The authentication process is not just limited to the AP to authenticate the clients. It is also for the clients to make sure that they do not connect with a malicious AP. A malicious AP can trick users by being an imposter and then, it can carry out attacks such as a Man-in-the-Middle attack.
There are many ways to carry out authentication. Some of them are:
- Digital certificates installed on the devices
What are the Various Wireless Authentication Methods?
There are over seven different methods to authenticate. These are:
- Open authentication
- WEP (Wired Equivalent Privacy)
- EAP (Extensible Authentication Protocol)
- LEAP (Lightweight EAP)
- EAP-FAST (EAP Flexible Authentication via Secure Tunneling)
- PEAP (Protected EAP)
- EAP-TLS (EAP Transport Layer Security)
Let us now cover each one of them in brief.
Less Secure Methods for Authentication
1. Open Authentication
- The client first sends an authentication request and the AP accepts it. No questions are asked and there is no need to enter credentials.
- This is NOT a secure authentication method.
- The AP accepts all authentication requests.
- This method is still used today in combination with other authentication methods.

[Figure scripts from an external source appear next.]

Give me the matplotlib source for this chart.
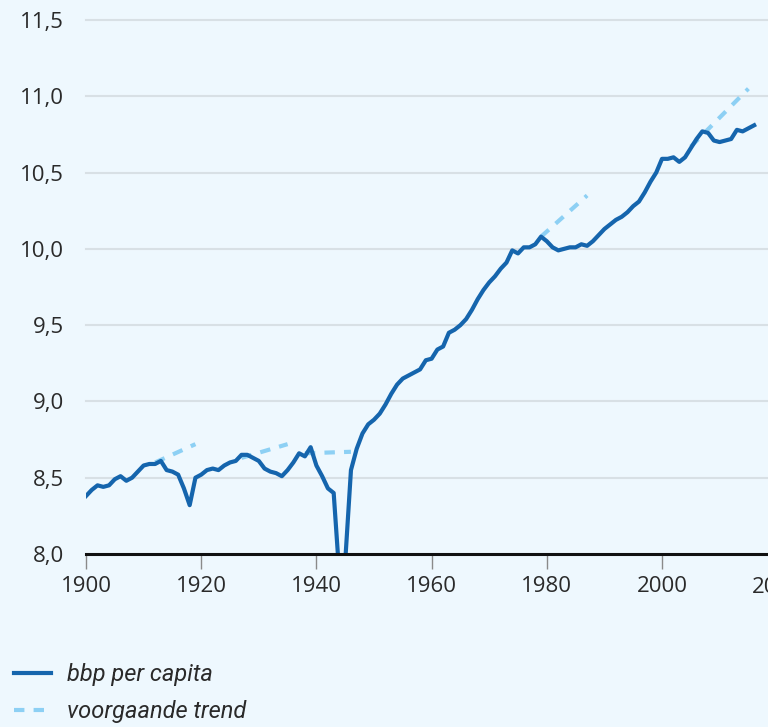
import matplotlib.pyplot as plt
import numpy as np

# bbp per capita (log)
years = np.arange(1900, 2017)
gdp = [
    8.38, 8.42, 8.45, 8.44, 8.45, 8.49, 8.51, 8.48, 8.50, 8.54,   # 1900-1909
    8.58, 8.59, 8.59, 8.61, 8.55, 8.54, 8.52, 8.43, 8.32, 8.50,   # 1910-1919
    8.52, 8.55, 8.56, 8.55, 8.58, 8.60, 8.61, 8.65, 8.65, 8.63,   # 1920-1929
    8.61, 8.56, 8.54, 8.53, 8.51, 8.55, 8.60, 8.66, 8.64, 8.70,   # 1930-1939
    8.58, 8.51, 8.43, 8.40, 7.85, 7.95, 8.55, 8.69, 8.79, 8.85,   # 1940-1949
    8.88, 8.92, 8.98, 9.05, 9.11, 9.15, 9.17, 9.19, 9.21, 9.27,   # 1950-1959
    9.28, 9.34, 9.36, 9.45, 9.47, 9.50, 9.54, 9.60, 9.67, 9.73,   # 1960-1969
    9.78, 9.82, 9.87, 9.91, 9.99, 9.97, 10.01, 10.01, 10.03, 10.08,  # 1970-1979
    10.05, 10.01, 9.99, 10.00, 10.01, 10.01, 10.03, 10.02, 10.05, 10.09,  # 1980-1989
    10.13, 10.16, 10.19, 10.21, 10.24, 10.28, 10.31, 10.37, 10.44, 10.50,  # 1990-1999
    10.59, 10.59, 10.60, 10.57, 10.60, 10.66, 10.72, 10.77, 10.76, 10.71,  # 2000-2009
    10.70, 10.71, 10.72, 10.78, 10.77, 10.79, 10.81,                       # 2010-2016
]

# voorgaande trend: start/end of each extrapolated segment
trend_years = [(1912, 1919), (1927, 1935), (1938, 1946), (1979, 1987), (2005, 2015)]
trend_values = [(8.60, 8.72), (8.63, 8.72), (8.66, 8.67), (10.08, 10.35), (10.67, 11.05)]

y_ticks = [8.0, 8.5, 9.0, 9.5, 10.0, 10.5, 11.0, 11.5]
x_ticks = [1900, 1920, 1940, 1960, 1980, 2000]

bg = "#eef8fe"
dark_blue = "#1565ad"
light_blue = "#8dd0f4"
text_col = "#2a2a2a"

plt.rcParams['font.family'] = ['Open Sans', 'DejaVu Sans']

fig = plt.figure(figsize=(7.68, 7.27), dpi=100, facecolor=bg)
ax = fig.add_axes([86 / 768, 1 - 554 / 727, 1 - 86 / 768, (554 - 20) / 727])
ax.set_facecolor(bg)

for i, (yrs, vals) in enumerate(zip(trend_years, trend_values)):
    ax.plot(yrs, vals, color=light_blue, lw=3, linestyle=(0, (2.5, 2.2)),
            label="voorgaande trend" if i == 0 else None, zorder=2)
ax.plot(years, gdp, color=dark_blue, lw=3, solid_joinstyle='round',
        label="bbp per capita", zorder=3)

ax.set_xlim(1900, 1900 + (768 - 86) / 5.76)
ax.set_ylim(8.0, 11.5)

for yv in y_ticks[1:]:
    ax.axhline(yv, color="#d8e0e5", lw=1.5, zorder=1, clip_on=False)
ax.axhline(8.0, color="#111111", lw=2.2, zorder=4, clip_on=False)

for s in ax.spines.values():
    s.set_visible(False)

ax.set_yticks(y_ticks)
ax.set_yticklabels([f"{v:.1f}".replace(".", ",") for v in y_ticks])
ax.set_xticks(x_ticks)
ax.set_xticklabels([str(x) for x in x_ticks])
ax.tick_params(axis='y', length=0, pad=16, labelsize=16, labelcolor=text_col)
ax.tick_params(axis='x', length=11, width=1, color="#8a8a8a", pad=5,
               labelsize=16, labelcolor=text_col)

# 2020 label cut off by the right edge, as in the reference
ax.text(2020, -0.043, "2020", transform=ax.get_xaxis_transform(), ha='center', va='top',
        fontsize=16, color=text_col, clip_on=False)

handles, labels = ax.get_legend_handles_labels()
order = [1, 0]
leg = fig.legend([handles[i] for i in order], [labels[i] for i in order],
                 loc='upper left', bbox_to_anchor=(14 / 768, 1 - 663 / 727),
                 frameon=False, handlelength=1.55, handletextpad=0.7,
                 labelspacing=0.6, borderaxespad=0, borderpad=0,
                 prop={'family': 'Roboto', 'style': 'italic', 'size': 17})
for t in leg.get_texts():
    t.set_color(text_col)

plt.savefig("out.png", dpi=100, facecolor=bg)
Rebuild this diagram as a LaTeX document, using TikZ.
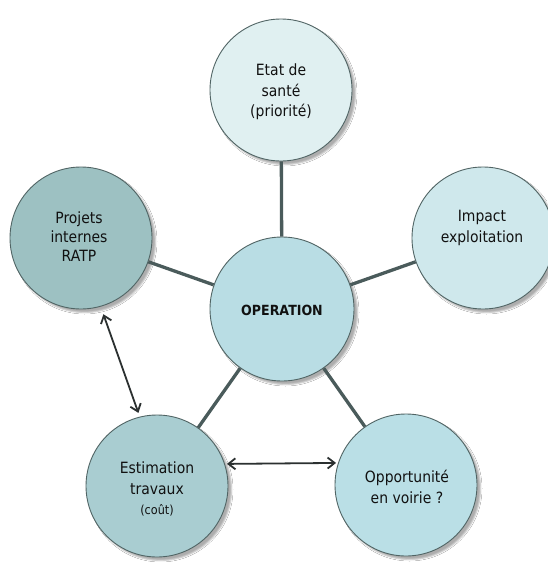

- Consider connecting to Wi-Fi in a restaurant that does not require you to enter any password to connect to the Wi-Fi. However, after the connection is built, it asks the user to authenticate himself through his user id, etc.
2. Wired Equivalent Privacy (WEP)
- WEP is not just an authentication method. It provides encryption as well to wireless traffic.
- It uses the RC4 algorithm for encryption.
- It requests the sender and receiver to use the same key. Therefore, it works on the ‘shared-key’ protocol to authenticate.
- WEP keys can be 40-140 bits in length.
- WEP encryption is NOT secure. It can easily be cracked.
More Secure Methods for Authentication
3. Extensible Authentication Protocol
- It is an authentication framework that is used by various EAP (LEAP, EAP-FAST, PEAP, EAP-TLS) methods.
- It defines a standard set of authentication functions.
- It provides port-based network access control as it is integrated with 802.1X. It is used to limit network access for clients connected to LAN or WAN until they are authenticated.
4. EAP Authentication Methods Used in Wireless LANs
- 4. LEAP (Lightweight EAP)
- It has been created by Cisco as a better version of WEP.
- The clients need to provide a username and password to connect with the AP to authenticate.
- Mutual authentication is provided by both the client and the server, unlike WEP where only AP sends the authentication message.
- The keys used are dynamic WEP keys. Therefore, they keep changing.
5. EAP-FAST (EAP Flexible Authentication via Secure Tunneling)
- It has also been developed by Cisco.
- It consists of three phases:
- Protected Access Credential (PAC) is created and sent over to the client via the server.
- A secure TLS server is created between the user and the authentication server.
- The server and client then community further for mutual authentication in the TLS server.
6. Protected EAP
- PEAP also creates a secure TLS tunnel between the client and server like EAP-FAST.
- The server consists of a digital certificate instead of a PAC.
- This certificate is used to certify the server by the client.
7. EAP-TLS (EAP Transport Layer Security)
- EAP-TLS requires all the ASs as well as clients to have a certificate.
- It is the MOST secure wireless authentication method.
- It is more difficult to implement PEAP because every client device needs a certificate.
- The TLS tunnel is still used to exchange encryption key information.
This marks the end of all the important concepts in wireless network security. We have majorly covered all the authentication methods in this blog.